The next type of foundation that is commonly found in homes is one that creates a crawlspace. This is made of short foundation walls that usually stand on footings. The name of this foundation type comes from the fact that since the space is so short, you have to crawl through it rather than walk. These foundation types are typically no more than four feet tall.

Crawlspaces are usually unheated and it’s usually for them to have ventilation via small vents installed through the foundation walls. Similar to full basements, this foundation is usually made with poured concrete or mortar concrete block.

The Advantages

This type of foundation has several advantages. Although only providing limited space, it’s still good to use for extra storage. This type of foundation is also more affordable as it requires less excavation and less material to be built.

The Disadvantages

One major disadvantage of this foundation type is that it doesn’t provide any additional living space in a home, like a full or daylight basement can do.

3. Slab-on-Grade

The concrete slab foundation of a house.

The least popular type of foundation is slab-on-grade. This is a solid concrete slab that rests on top of the ground. These are commonly found and built-in climates that don’t experience ground freezing and thawing.

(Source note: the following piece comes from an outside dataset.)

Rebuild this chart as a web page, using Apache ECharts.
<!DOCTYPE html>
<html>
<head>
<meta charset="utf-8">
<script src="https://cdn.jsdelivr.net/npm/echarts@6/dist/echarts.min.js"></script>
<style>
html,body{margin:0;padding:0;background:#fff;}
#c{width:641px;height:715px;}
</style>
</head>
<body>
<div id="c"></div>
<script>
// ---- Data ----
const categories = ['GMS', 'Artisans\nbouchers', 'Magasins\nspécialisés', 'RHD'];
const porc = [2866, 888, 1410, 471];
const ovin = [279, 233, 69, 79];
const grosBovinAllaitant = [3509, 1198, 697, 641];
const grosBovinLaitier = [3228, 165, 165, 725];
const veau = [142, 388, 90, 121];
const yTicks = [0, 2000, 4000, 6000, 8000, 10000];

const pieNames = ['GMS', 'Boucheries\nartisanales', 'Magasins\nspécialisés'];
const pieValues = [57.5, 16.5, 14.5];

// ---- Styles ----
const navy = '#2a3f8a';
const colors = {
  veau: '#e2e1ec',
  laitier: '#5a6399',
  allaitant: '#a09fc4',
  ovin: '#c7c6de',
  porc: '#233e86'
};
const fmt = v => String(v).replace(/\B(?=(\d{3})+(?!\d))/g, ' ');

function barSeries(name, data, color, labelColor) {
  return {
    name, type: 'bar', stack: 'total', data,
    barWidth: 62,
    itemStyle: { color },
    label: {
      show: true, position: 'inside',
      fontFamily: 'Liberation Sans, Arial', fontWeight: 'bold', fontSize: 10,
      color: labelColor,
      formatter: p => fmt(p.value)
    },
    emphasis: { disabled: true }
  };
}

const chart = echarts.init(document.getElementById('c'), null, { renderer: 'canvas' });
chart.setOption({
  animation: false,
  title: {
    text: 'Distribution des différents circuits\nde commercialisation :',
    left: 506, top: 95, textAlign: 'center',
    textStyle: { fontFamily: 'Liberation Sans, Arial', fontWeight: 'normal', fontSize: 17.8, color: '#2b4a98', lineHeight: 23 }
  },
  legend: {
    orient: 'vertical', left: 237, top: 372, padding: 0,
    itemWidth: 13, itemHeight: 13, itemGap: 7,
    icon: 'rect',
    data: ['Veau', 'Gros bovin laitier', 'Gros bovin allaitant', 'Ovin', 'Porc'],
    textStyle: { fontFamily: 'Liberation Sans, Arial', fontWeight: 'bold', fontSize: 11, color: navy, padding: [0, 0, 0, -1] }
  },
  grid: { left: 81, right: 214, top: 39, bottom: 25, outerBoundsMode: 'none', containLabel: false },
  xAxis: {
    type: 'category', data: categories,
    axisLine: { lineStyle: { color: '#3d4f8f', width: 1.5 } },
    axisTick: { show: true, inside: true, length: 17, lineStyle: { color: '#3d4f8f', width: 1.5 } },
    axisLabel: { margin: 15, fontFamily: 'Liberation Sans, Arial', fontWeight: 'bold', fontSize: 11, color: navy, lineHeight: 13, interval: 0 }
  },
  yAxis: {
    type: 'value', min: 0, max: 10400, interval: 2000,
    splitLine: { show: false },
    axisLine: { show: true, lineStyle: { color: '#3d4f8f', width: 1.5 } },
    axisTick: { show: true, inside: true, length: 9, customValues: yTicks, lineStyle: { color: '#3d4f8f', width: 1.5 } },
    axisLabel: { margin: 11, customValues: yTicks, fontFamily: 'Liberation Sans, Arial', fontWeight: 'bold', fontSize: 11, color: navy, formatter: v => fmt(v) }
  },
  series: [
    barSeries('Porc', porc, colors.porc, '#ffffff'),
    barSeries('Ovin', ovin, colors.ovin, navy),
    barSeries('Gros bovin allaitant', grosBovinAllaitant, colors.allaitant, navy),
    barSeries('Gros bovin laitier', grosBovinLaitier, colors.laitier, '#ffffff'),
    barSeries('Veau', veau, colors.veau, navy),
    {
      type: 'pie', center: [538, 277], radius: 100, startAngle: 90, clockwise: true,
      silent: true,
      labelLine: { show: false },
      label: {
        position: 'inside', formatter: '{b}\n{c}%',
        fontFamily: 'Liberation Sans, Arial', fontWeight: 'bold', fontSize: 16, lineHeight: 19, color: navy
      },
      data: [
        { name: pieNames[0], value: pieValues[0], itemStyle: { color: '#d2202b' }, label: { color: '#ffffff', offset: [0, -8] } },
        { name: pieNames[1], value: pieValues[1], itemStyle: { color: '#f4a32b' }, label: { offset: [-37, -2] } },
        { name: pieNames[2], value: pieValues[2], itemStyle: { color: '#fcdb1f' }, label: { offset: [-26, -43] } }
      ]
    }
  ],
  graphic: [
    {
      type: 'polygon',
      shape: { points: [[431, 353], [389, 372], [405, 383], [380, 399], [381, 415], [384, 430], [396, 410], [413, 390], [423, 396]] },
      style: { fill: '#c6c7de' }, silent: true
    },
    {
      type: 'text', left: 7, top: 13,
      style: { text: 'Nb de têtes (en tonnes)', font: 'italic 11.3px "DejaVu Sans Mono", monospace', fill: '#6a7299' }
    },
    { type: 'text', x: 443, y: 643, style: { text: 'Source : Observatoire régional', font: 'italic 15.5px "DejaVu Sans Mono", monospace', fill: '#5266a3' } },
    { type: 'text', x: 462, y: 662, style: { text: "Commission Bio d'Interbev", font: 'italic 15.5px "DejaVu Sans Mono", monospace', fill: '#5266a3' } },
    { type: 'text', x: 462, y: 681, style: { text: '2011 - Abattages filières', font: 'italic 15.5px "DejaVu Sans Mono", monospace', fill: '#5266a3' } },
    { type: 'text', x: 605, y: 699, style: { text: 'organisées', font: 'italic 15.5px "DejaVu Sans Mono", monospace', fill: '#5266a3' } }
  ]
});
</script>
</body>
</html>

The idea of a slab-on-grade foundation means that these homes do not have basements. Instead, the entirety of a house rests on top of a large slab of concrete. Since the depth of a basement doesn’t exist with this foundation, it’s commonly called “shallow."

The Advantages

This type of foundation is usually less expensive than its alternatives, which is a big advantage. This type of foundation can also offer better protection against termite infestation, which is more popular in warmer climates, where this foundation tends to exist most.

The Disadvantages

There is a recognized downside of slab-on-grade foundations. It is that water supply and drainage pipes, in this model, are encased in the concrete. Should there be a problem with pipes in a home with this foundation, the concrete slab has to be cut into in order to gain access to the pipes. Additionally, this foundation type lacks storage space within a home.

All foundations should be sturdy, should act as a barrier to the outdoors, and should keep out groundwater. All of these do just that, so finding the best foundation type for you depends on the needs of your home and family.